» PROBLEM REQUIREMENTS: Set down each line of the data below exactly as it stands, dropping the pictures.
--- DATASET CONTENT ---
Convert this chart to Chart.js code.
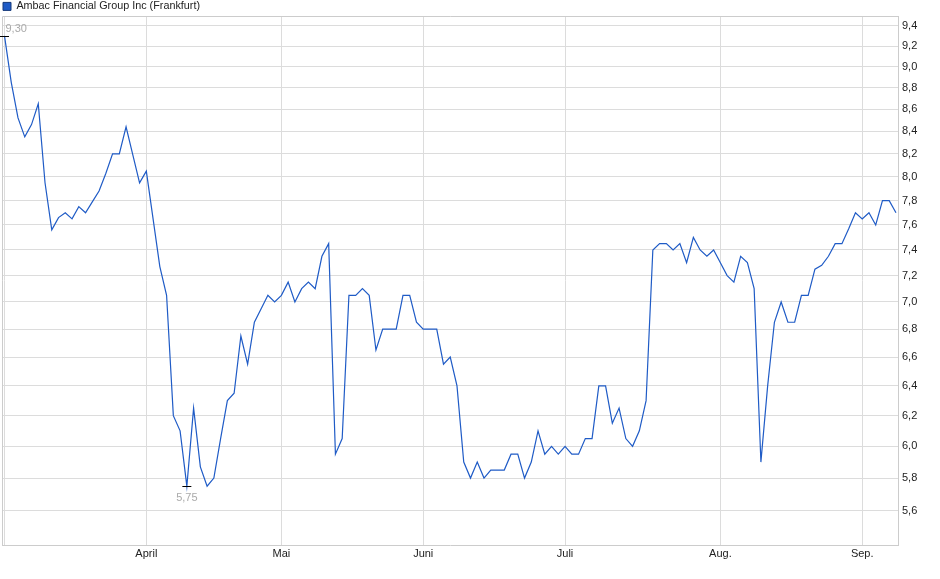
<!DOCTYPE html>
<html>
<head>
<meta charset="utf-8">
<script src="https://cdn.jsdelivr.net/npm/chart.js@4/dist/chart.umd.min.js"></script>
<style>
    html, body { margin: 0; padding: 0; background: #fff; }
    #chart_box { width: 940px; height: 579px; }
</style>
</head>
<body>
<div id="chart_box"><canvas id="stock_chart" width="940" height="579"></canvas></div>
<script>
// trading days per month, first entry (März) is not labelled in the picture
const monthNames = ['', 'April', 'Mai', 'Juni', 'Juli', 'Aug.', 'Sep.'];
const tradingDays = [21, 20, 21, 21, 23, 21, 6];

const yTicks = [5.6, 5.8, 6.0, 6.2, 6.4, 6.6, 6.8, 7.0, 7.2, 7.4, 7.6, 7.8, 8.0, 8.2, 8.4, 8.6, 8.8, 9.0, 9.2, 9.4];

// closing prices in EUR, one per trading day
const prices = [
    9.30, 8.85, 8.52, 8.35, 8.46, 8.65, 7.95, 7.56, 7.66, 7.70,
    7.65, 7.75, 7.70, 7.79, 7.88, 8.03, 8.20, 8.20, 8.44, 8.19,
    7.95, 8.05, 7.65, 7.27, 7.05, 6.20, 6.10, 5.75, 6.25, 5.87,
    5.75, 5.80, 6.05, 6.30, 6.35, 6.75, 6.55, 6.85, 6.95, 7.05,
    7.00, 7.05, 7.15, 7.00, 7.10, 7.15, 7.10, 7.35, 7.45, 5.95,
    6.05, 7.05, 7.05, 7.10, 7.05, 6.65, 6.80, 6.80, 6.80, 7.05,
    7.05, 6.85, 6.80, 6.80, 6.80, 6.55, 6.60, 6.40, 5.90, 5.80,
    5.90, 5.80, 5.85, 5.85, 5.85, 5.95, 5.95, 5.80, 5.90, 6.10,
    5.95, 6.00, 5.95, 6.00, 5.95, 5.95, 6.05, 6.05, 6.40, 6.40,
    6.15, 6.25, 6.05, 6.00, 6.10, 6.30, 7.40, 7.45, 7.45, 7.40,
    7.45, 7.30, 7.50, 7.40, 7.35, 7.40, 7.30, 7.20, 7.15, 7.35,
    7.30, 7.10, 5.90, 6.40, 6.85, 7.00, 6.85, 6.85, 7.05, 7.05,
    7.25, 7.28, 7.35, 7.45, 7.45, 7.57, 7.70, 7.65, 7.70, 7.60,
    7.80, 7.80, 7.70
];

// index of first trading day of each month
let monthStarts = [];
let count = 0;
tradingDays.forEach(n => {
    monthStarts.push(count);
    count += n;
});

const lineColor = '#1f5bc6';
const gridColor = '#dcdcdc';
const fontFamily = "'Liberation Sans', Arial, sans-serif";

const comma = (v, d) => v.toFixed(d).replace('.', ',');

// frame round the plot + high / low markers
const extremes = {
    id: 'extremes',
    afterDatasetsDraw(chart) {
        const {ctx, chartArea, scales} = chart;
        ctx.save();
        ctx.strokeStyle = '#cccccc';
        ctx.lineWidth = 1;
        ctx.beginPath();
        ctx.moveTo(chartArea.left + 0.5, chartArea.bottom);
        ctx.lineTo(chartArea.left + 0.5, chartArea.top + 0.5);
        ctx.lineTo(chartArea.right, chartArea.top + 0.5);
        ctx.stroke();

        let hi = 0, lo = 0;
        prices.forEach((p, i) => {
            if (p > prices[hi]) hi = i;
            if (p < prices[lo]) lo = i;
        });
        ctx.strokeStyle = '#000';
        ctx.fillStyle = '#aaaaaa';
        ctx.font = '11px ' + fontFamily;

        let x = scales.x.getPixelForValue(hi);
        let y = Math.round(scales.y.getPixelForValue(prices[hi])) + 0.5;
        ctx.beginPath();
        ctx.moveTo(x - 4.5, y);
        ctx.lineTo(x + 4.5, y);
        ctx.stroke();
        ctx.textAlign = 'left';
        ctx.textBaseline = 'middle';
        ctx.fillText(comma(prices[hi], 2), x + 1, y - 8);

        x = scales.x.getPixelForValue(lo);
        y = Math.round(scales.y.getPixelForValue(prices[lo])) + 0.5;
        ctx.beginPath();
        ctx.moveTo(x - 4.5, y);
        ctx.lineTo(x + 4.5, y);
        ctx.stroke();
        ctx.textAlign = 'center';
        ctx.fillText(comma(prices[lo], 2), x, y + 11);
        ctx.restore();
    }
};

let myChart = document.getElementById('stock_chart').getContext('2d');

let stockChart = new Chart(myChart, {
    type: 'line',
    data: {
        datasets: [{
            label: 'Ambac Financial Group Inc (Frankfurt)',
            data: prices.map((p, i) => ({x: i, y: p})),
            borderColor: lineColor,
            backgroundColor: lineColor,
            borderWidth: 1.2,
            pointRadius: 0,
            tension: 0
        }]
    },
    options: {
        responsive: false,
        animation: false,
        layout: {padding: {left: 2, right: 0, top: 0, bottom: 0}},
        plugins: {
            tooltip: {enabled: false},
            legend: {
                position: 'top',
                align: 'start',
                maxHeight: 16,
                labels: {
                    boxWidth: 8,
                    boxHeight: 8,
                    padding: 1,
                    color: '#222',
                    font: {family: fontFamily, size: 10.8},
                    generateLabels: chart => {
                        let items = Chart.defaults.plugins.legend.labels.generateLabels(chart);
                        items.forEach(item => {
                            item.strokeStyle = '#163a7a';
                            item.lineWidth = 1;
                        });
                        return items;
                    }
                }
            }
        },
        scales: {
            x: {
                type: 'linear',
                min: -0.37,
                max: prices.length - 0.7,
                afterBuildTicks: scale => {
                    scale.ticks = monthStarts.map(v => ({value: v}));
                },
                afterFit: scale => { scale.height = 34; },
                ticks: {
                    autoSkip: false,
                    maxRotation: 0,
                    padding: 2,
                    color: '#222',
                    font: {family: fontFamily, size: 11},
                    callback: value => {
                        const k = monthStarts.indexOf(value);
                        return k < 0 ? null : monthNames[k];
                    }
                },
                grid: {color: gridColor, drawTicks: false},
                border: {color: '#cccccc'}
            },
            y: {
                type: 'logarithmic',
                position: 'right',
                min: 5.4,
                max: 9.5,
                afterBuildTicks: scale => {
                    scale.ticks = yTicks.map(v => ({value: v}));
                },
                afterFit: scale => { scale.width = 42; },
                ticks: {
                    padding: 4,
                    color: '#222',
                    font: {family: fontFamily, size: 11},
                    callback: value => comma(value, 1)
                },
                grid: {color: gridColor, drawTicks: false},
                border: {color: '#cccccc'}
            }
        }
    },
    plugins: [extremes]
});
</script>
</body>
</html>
---
» WRITTEN ANSWER:
Convert this chart to Chart.js code.
<!DOCTYPE html>
<html>
<head>
<meta charset="utf-8">
<script src="https://cdn.jsdelivr.net/npm/chart.js@4/dist/chart.umd.min.js"></script>
<style>
    html, body { margin: 0; padding: 0; background: #fff; }
    #chart_box { width: 940px; height: 579px; }
</style>
</head>
<body>
<div id="chart_box"><canvas id="stock_chart" width="940" height="579"></canvas></div>
<script>
// trading days per month, first entry (März) is not labelled in the picture
const monthNames = ['', 'April', 'Mai', 'Juni', 'Juli', 'Aug.', 'Sep.'];
const tradingDays = [21, 20, 21, 21, 23, 21, 6];

const yTicks = [5.6, 5.8, 6.0, 6.2, 6.4, 6.6, 6.8, 7.0, 7.2, 7.4, 7.6, 7.8, 8.0, 8.2, 8.4, 8.6, 8.8, 9.0, 9.2, 9.4];

// closing prices in EUR, one per trading day
const prices = [
    9.30, 8.85, 8.52, 8.35, 8.46, 8.65, 7.95, 7.56, 7.66, 7.70,
    7.65, 7.75, 7.70, 7.79, 7.88, 8.03, 8.20, 8.20, 8.44, 8.19,
    7.95, 8.05, 7.65, 7.27, 7.05, 6.20, 6.10, 5.75, 6.25, 5.87,
    5.75, 5.80, 6.05, 6.30, 6.35, 6.75, 6.55, 6.85, 6.95, 7.05,
    7.00, 7.05, 7.15, 7.00, 7.10, 7.15, 7.10, 7.35, 7.45, 5.95,
    6.05, 7.05, 7.05, 7.10, 7.05, 6.65, 6.80, 6.80, 6.80, 7.05,
    7.05, 6.85, 6.80, 6.80, 6.80, 6.55, 6.60, 6.40, 5.90, 5.80,
    5.90, 5.80, 5.85, 5.85, 5.85, 5.95, 5.95, 5.80, 5.90, 6.10,
    5.95, 6.00, 5.95, 6.00, 5.95, 5.95, 6.05, 6.05, 6.40, 6.40,
    6.15, 6.25, 6.05, 6.00, 6.10, 6.30, 7.40, 7.45, 7.45, 7.40,
    7.45, 7.30, 7.50, 7.40, 7.35, 7.40, 7.30, 7.20, 7.15, 7.35,
    7.30, 7.10, 5.90, 6.40, 6.85, 7.00, 6.85, 6.85, 7.05, 7.05,
    7.25, 7.28, 7.35, 7.45, 7.45, 7.57, 7.70, 7.65, 7.70, 7.60,
    7.80, 7.80, 7.70
];

// index of first trading day of each month
let monthStarts = [];
let count = 0;
tradingDays.forEach(n => {
    monthStarts.push(count);
    count += n;
});

const lineColor = '#1f5bc6';
const gridColor = '#dcdcdc';
const fontFamily = "'Liberation Sans', Arial, sans-serif";

const comma = (v, d) => v.toFixed(d).replace('.', ',');

// frame round the plot + high / low markers
const extremes = {
    id: 'extremes',
    afterDatasetsDraw(chart) {
        const {ctx, chartArea, scales} = chart;
        ctx.save();
        ctx.strokeStyle = '#cccccc';
        ctx.lineWidth = 1;
        ctx.beginPath();
        ctx.moveTo(chartArea.left + 0.5, chartArea.bottom);
        ctx.lineTo(chartArea.left + 0.5, chartArea.top + 0.5);
        ctx.lineTo(chartArea.right, chartArea.top + 0.5);
        ctx.stroke();

        let hi = 0, lo = 0;
        prices.forEach((p, i) => {
            if (p > prices[hi]) hi = i;
            if (p < prices[lo]) lo = i;
        });
        ctx.strokeStyle = '#000';
        ctx.fillStyle = '#aaaaaa';
        ctx.font = '11px ' + fontFamily;

        let x = scales.x.getPixelForValue(hi);
        let y = Math.round(scales.y.getPixelForValue(prices[hi])) + 0.5;
        ctx.beginPath();
        ctx.moveTo(x - 4.5, y);
        ctx.lineTo(x + 4.5, y);
        ctx.stroke();
        ctx.textAlign = 'left';
        ctx.textBaseline = 'middle';
        ctx.fillText(comma(prices[hi], 2), x + 1, y - 8);

        x = scales.x.getPixelForValue(lo);
        y = Math.round(scales.y.getPixelForValue(prices[lo])) + 0.5;
        ctx.beginPath();
        ctx.moveTo(x - 4.5, y);
        ctx.lineTo(x + 4.5, y);
        ctx.stroke();
        ctx.textAlign = 'center';
        ctx.fillText(comma(prices[lo], 2), x, y + 11);
        ctx.restore();
    }
};

let myChart = document.getElementById('stock_chart').getContext('2d');

let stockChart = new Chart(myChart, {
    type: 'line',
    data: {
        datasets: [{
            label: 'Ambac Financial Group Inc (Frankfurt)',
            data: prices.map((p, i) => ({x: i, y: p})),
            borderColor: lineColor,
            backgroundColor: lineColor,
            borderWidth: 1.2,
            pointRadius: 0,
            tension: 0
        }]
    },
    options: {
        responsive: false,
        animation: false,
        layout: {padding: {left: 2, right: 0, top: 0, bottom: 0}},
        plugins: {
            tooltip: {enabled: false},
            legend: {
                position: 'top',
                align: 'start',
                maxHeight: 16,
                labels: {
                    boxWidth: 8,
                    boxHeight: 8,
                    padding: 1,
                    color: '#222',
                    font: {family: fontFamily, size: 10.8},
                    generateLabels: chart => {
                        let items = Chart.defaults.plugins.legend.labels.generateLabels(chart);
                        items.forEach(item => {
                            item.strokeStyle = '#163a7a';
                            item.lineWidth = 1;
                        });
                        return items;
                    }
                }
            }
        },
        scales: {
            x: {
                type: 'linear',
                min: -0.37,
                max: prices.length - 0.7,
                afterBuildTicks: scale => {
                    scale.ticks = monthStarts.map(v => ({value: v}));
                },
                afterFit: scale => { scale.height = 34; },
                ticks: {
                    autoSkip: false,
                    maxRotation: 0,
                    padding: 2,
                    color: '#222',
                    font: {family: fontFamily, size: 11},
                    callback: value => {
                        const k = monthStarts.indexOf(value);
                        return k < 0 ? null : monthNames[k];
                    }
                },
                grid: {color: gridColor, drawTicks: false},
                border: {color: '#cccccc'}
            },
            y: {
                type: 'logarithmic',
                position: 'right',
                min: 5.4,
                max: 9.5,
                afterBuildTicks: scale => {
                    scale.ticks = yTicks.map(v => ({value: v}));
                },
                afterFit: scale => { scale.width = 42; },
                ticks: {
                    padding: 4,
                    color: '#222',
                    font: {family: fontFamily, size: 11},
                    callback: value => comma(value, 1)
                },
                grid: {color: gridColor, drawTicks: false},
                border: {color: '#cccccc'}
            }
        }
    },
    plugins: [extremes]
});
</script>
</body>
</html>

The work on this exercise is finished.